For way better results go to 25k steps, it's quite overkill, depends on image complexity, which affects SD quite heavily. Eg. outfit: Teaching single outfit element on cut images (only this element and part of body is visible) gets good results in 5-10k 6V, when entire outfit will need sth like 100-500k 24V. It's better to cut outfit into specific elements and then prompt them together. Also ignore things like eye color, hair color in your filewords. They usually do more harm than help. I commonly don't even use filewords at all.

Sometimes it's better to define objects as eg. 'girl wearing '. This gives context to AI and it knows that element is part of clothing, so it searches it on characters and leaves environment alone. Also it gives a problem later during prompting, but it's easier to learn how to prompt than wait for good embedding.

Technical things Teaching style is easier, because it's for "likeness" of entire image, but object/subject is way harder, because your AI needs to distinguish it from other objects. Things gets even harder when two objects have same/heavily similar name and different shape / location. Eg. you can wear scarf on your neck and scarf on your mouth (during winter). My model has already first option defined, but second one was not... Even 100k steps at my usual settings were too low...

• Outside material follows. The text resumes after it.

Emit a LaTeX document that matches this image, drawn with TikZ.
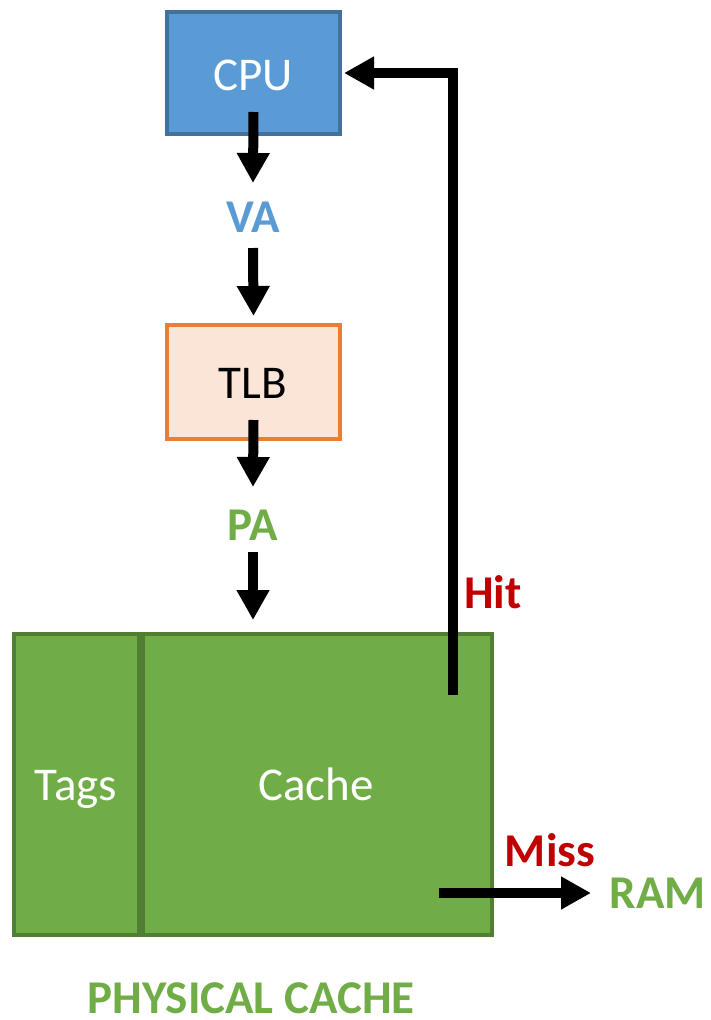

Less vectors require more steps (to get accurate results) because you've way more possible outputs with same number of inputs. Thus you also need more images. Reverse for higher-count vectors.

Shortcut If you want similar image go for style. If you want specific element on image (clothing, jewellery etc.) go for subject. I also recommend editing templates to give context of "what it is" (clothing, enviro. etc.).

I recommend small vector counts for describing generics like character's sex, furniture name etc. In this case you need editability and sometimes creativity of AI is useful. For very specific things like eg. specific model of GPU go with higher vectors count (cuz you've less images of eg. 'Tesla K20X' and it's more specific than 'girl').

Appendix I work with Waifu model on RTX 2070 Super, Ryzen 9 3900X, 64GB DDR4 3600MHz. Sometimes I also turn my K20X on when I need some more power, but K20X has quite low bandwidth, so it's mostly when I need to run some engineering software while training AI.

barleyj21 commented 1 year ago

Thank you! You've explained this really well! I've been training everything I've mentioned in this issue with 10 vectors, but only gave it a couple of attempts so far. Now that, thanks to you, i'm sure it's working, i'm going to try with more training data and more steps, vectors, etc

There are historical figures that aren't looking alike to how they are depicted in photos and drawings (so it seems that their dataset didn't have access to representations i'm used to) with default stable diffusion model. And I've managed to greatly improve results with just 5000 steps using default style_filewords.txt and 6 images set, so now i want to do some extensive testing with one subject and various approaches.